L’editoria è già digitale da 30 anni: parla Maurizio Maggiani

Nella sua carriera trentennale Maurizio Maggiani ha pubblicato, tra le altre cose, nove romanzi, un reportage di viaggio, una guida e un’invettiva. Ha vinto, tra le altre cose, un Premio Strega, un Campiello, uno Stresa, un Viareggio Répaci e anche un premio Ernest Hemingway. Ma Maurizio Maggiani non è uno scrittore.

«Io non sono uno scrittore. Io sono un narratore». Lo dice con la tranquillità di chi sa che le domande che la vita ti pone davanti sono ben altre, ma lo dice guardando negli occhi, sicuro di non sbagliare. È a Mantova a presentare il suo ultimo romanzo, Il Romanzo della Nazione, in uscita per Feltrinelli, e appena si siede su una delle sedie di cartone, una di quelle che trovi solo nella sala stampa del Festivaletteratura, si ferma a osservare e a tocchignare la tastiera nera che gli sta davanti. «È una bella tastiera questa, e non deve nemmeno costare molto, senta come suona…».

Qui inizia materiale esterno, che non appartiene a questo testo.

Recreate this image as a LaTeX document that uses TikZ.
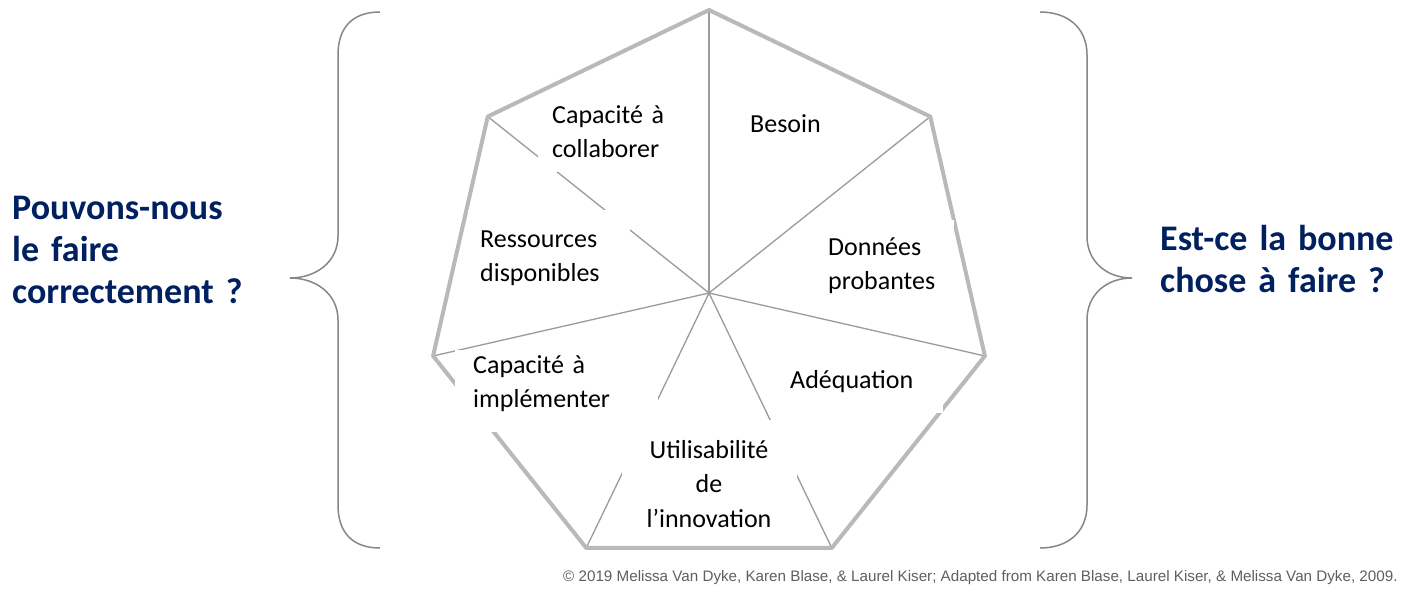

Non è un caso, questo sua passione per quella tastiera. E per capirlo basta chiedergli come ha iniziato a scrivere, magari aggiungendo una domanda su come sia cambiata la sua vita di scrittore quando ha smesso di scrivere a macchina o a penna per darsi al computer.

«Non è cambiata di una virgola», dice. E continua a guardare negli occhi, come fanno gli uomini quando non hanno segreti da nascondere. E sorride, anche, perché prima ancora della domanda successiva — un Perché un po’ stupito — quello stupore l’ha già capito dallo sguardo dell’intervistatore.

«Perché l’unica cosa che io abbia scritto a mano è stata il mio tema all’esame di maturità», risponde, godendosi la sorpresa che non se ne va dallo sguardo di chi ha seduto di fronte.

Quindi come ha iniziato a scrivere?

Partiamo da una premessa, io non ho mai avuto la vocazione di scrivere, potevo averne altre, ma quella no. Ho cominciato a scrivere a causa di un incidente in moto che ho fatto nel 1985. All’epoca stavo lavorando nel cinema industriale come operatore e mi son trovato a non potermi muovere. In quel momento come oggetto consolatorio — amo molto gli oggetti consolatori — mi sono comprato il primo Macintosh, il primo computer della Apple. Decisi quando vidi che quando scrivevo sulla tastiera il testo mi appariva sullo schermo come un libro stampato. Non ci misi molto a firmare le mie 24 cambiali, spendendo 5 milioni e 800mila lire. Poi cominciai a scrivere. Così, per sentire il chiocciolio di quella tastiera meravigliosa. Anche adesso, quando scrivo su una bella tastiera io mi sento come Ray Manzarek che fa un assolo sulla Hammond e sta dietro a Jim Morrison. È un piacere fisico.